A team of researchers from the U.S. Department of Energy Joint Genome Institute (DOE JGI), the University of California, Berkeley, and the Great Lakes Bioenergy Research Center generated an ultra-deep, high quality transcriptome–the fraction of the genome that provides information about gene activity–of maize.
Employing the novel strategy of assembling a hybrid transcriptome generated through deep RNA sequencing technologies allowed researchers to improve the current gene annotations for maize, revealing several unique features.
With 2.3 billion bases, maize (Zea mays) is one of the largest genomes sequenced and assembled thus far. As a crop that provides fuel, food and animal feed, maize’s genetic code offers researchers tools with which they can breed desired traits into other plants. In particular, the transcriptome provides information on which genes are active in maize.
As reported in the March 31, 2014 issue of Scientific Reports, the team compared the comprehensiveness of a plant transcriptome produced with the help of increased read depths from RNA sequencing (RNA-Seq) technologies against the previously generated transcriptome that relied on more traditional EST sequencing. The researchers generated a de novo assembly of the sequence data produced by Illumina and Pacific Biosciences platforms with the help of Rnnotator, an automated software pipeline developed at the DOE JGI.

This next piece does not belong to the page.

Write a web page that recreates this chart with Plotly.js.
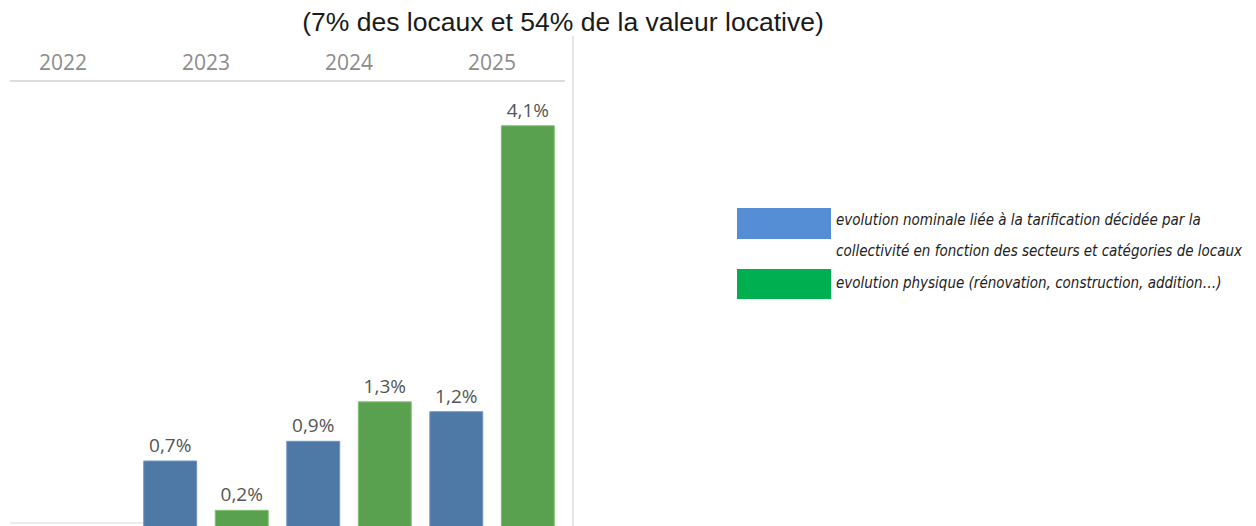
<!DOCTYPE html>
<html>
<head>
<meta charset="utf-8">
<script src="https://cdn.plot.ly/plotly-3.0.1.min.js"></script>
<style>html,body{margin:0;padding:0;background:#fff;}#chart{width:1256px;height:526px;}</style>
</head>
<body>
<div id="chart"></div>
<script>
const years = ["2022", "2023", "2024", "2025"];
const nominal = [null, 0.7, 0.9, 1.2];
const physique = [null, 0.2, 1.3, 4.1];
const seriesNames = ["evolution nominale", "evolution physique"];
const legendLines = [
  "evolution nominale liée à la tarification décidée par la",
  "collectivité en fonction des secteurs et catégories de locaux",
  "evolution physique (rénovation, construction, addition…)"
];
const titleText = "(7% des locaux et 54% de la valeur locative)";

const W = 1256, H = 526;
const px = v => v / W;
const py = v => 1 - v / H;

const labelFont = {family: "Open Sans, sans-serif", size: 19, color: "#555555"};

const traces = [
  {type: "bar", name: seriesNames[0], x: years, y: nominal,
   marker: {color: "#4e79a7", line: {color: "#6d95c4", width: 1}},
   texttemplate: "%{y:.1f}%", textposition: "outside", textfont: labelFont,
   constraintext: "none", cliponaxis: false, hoverinfo: "x+y"},
  {type: "bar", name: seriesNames[1], x: years, y: physique,
   marker: {color: "#59a14f", line: {color: "#7cc070", width: 1}},
   texttemplate: "%{y:.1f}%", textposition: "outside", textfont: labelFont,
   constraintext: "none", cliponaxis: false, hoverinfo: "x+y"}
];

const legFont = {family: "Liberation Sans Narrow, DejaVu Sans Condensed, sans-serif", size: 15, color: "#222222"};
const legY = [220, 251, 283];

const layout = {
  width: W, height: H,
  margin: {l: 0, r: 0, t: 0, b: 0},
  paper_bgcolor: "#ffffff", plot_bgcolor: "#ffffff",
  separators: ", ",
  showlegend: false,
  barmode: "group", bargap: 0, bargroupgap: 0.26,
  title: {text: titleText, x: px(563), y: py(22), xref: "paper", yref: "paper",
          xanchor: "center", yanchor: "middle",
          font: {family: "Liberation Sans, Arial, sans-serif", size: 26.5, color: "#1a1a1a"}},
  xaxis: {type: "category", domain: [px(10), px(565)], range: [-0.37, 3.51], side: "top",
          showline: true, linecolor: "#dcdcdc", linewidth: 2, mirror: false,
          showgrid: false, zeroline: false, ticks: "", ticklabelstandoff: 2,
          tickfont: {family: "Open Sans, sans-serif", size: 21, color: "#8c8c8c"},
          fixedrange: true},
  yaxis: {domain: [0, py(82)], range: [0.041, 4.544], visible: false, fixedrange: true},
  shapes: [
    {type: "line", xref: "paper", yref: "paper", x0: px(573), x1: px(573), y0: 0, y1: py(36),
     line: {color: "#e6e6e6", width: 2}},
    {type: "line", xref: "paper", yref: "paper", x0: px(10), x1: px(143), y0: py(523), y1: py(523),
     line: {color: "#e6e6e6", width: 1.5}},
    {type: "rect", xref: "paper", yref: "paper", x0: px(737), x1: px(831), y0: py(239), y1: py(208),
     fillcolor: "#558ed5", line: {width: 0}},
    {type: "rect", xref: "paper", yref: "paper", x0: px(737), x1: px(831), y0: py(299), y1: py(269),
     fillcolor: "#00b050", line: {width: 0}}
  ],
  annotations: legendLines.map((t, i) => ({
    text: "<i>" + t + "</i>", xref: "paper", yref: "paper",
    x: px(834), y: py(legY[i]), xanchor: "left", yanchor: "middle",
    showarrow: false, font: legFont, align: "left"
  }))
};

Plotly.newPlot("chart", traces, layout, {displayModeBar: false, staticPlot: true});
</script>
</body>
</html>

Generating nearly 3 billion RNA-Seq reads, the team produced what they described as “a near complete snapshot” of the maize transcriptome, with over 90 percent of the annotated transcripts after adding nearly 5,000 previously unannotated transcript variants. Deeper sequencing, they noted, allowed them to identify transcripts that encoded proteins with regulatory roles that had not been found with when typical sequencing read depths were employed. The team assessed the quality of the assembly using metrics such as accuracy, completeness and contiguity. They then looked at regions of conserved gene order and content in maize, comparing them against matching regions in the genomes of the closely related grasses rice and sorghum.

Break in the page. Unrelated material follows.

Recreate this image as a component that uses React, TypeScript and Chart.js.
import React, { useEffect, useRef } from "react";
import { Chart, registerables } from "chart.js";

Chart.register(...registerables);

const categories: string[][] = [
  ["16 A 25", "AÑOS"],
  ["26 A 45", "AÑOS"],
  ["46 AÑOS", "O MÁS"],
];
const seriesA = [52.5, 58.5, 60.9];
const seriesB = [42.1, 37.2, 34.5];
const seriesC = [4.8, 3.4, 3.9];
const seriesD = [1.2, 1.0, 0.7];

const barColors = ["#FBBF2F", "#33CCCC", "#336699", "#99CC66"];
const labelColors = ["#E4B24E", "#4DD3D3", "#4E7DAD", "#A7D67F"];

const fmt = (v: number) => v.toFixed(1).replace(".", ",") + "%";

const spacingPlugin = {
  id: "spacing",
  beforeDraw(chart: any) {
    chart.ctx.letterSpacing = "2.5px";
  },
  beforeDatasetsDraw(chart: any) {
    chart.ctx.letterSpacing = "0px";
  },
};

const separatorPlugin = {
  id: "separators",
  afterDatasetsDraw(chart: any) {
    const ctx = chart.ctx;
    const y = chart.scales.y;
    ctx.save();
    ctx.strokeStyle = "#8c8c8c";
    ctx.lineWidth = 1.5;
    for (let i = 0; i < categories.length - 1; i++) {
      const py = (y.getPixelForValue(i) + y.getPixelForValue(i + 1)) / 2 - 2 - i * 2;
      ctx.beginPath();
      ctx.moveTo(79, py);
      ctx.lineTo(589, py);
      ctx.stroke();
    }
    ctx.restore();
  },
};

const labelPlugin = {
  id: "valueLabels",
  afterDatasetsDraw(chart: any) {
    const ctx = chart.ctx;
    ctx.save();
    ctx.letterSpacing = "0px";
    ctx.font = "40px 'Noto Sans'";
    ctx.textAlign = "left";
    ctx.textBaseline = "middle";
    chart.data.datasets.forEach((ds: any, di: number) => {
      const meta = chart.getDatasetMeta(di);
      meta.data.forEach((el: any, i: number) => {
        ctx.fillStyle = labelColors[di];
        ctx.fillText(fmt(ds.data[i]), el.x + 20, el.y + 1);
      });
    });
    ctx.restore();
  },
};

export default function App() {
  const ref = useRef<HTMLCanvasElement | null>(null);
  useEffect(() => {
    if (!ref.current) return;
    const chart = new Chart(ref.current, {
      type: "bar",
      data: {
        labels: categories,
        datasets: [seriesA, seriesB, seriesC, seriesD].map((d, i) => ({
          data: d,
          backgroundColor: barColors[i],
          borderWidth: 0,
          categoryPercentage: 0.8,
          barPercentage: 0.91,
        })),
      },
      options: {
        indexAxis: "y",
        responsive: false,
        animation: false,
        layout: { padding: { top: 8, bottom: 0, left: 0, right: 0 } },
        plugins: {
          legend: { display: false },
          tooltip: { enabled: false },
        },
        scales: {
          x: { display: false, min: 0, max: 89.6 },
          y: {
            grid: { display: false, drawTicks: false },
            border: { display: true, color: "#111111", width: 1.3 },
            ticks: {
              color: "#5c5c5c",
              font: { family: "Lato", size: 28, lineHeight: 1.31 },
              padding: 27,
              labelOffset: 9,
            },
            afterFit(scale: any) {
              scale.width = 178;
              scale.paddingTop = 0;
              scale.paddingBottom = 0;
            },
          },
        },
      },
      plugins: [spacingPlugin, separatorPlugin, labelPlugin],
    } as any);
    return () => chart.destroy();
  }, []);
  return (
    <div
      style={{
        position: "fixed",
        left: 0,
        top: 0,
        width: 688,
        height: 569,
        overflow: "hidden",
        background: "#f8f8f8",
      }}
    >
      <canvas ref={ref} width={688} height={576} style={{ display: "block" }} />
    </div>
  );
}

“By applying a hybrid assembly approach we compiled a high quality, comprehensive annotation of the maize transcriptome,” the team concluded. “These findings highlight the utility of ultra-deep RNA-seq for comprehensive transcriptome annotation in complex large plant genomes, especially for those that lack robust reference genomes…. The insights gained in this study are not limited to plant genomes, but could be generically applied to any large and complex transcriptome.”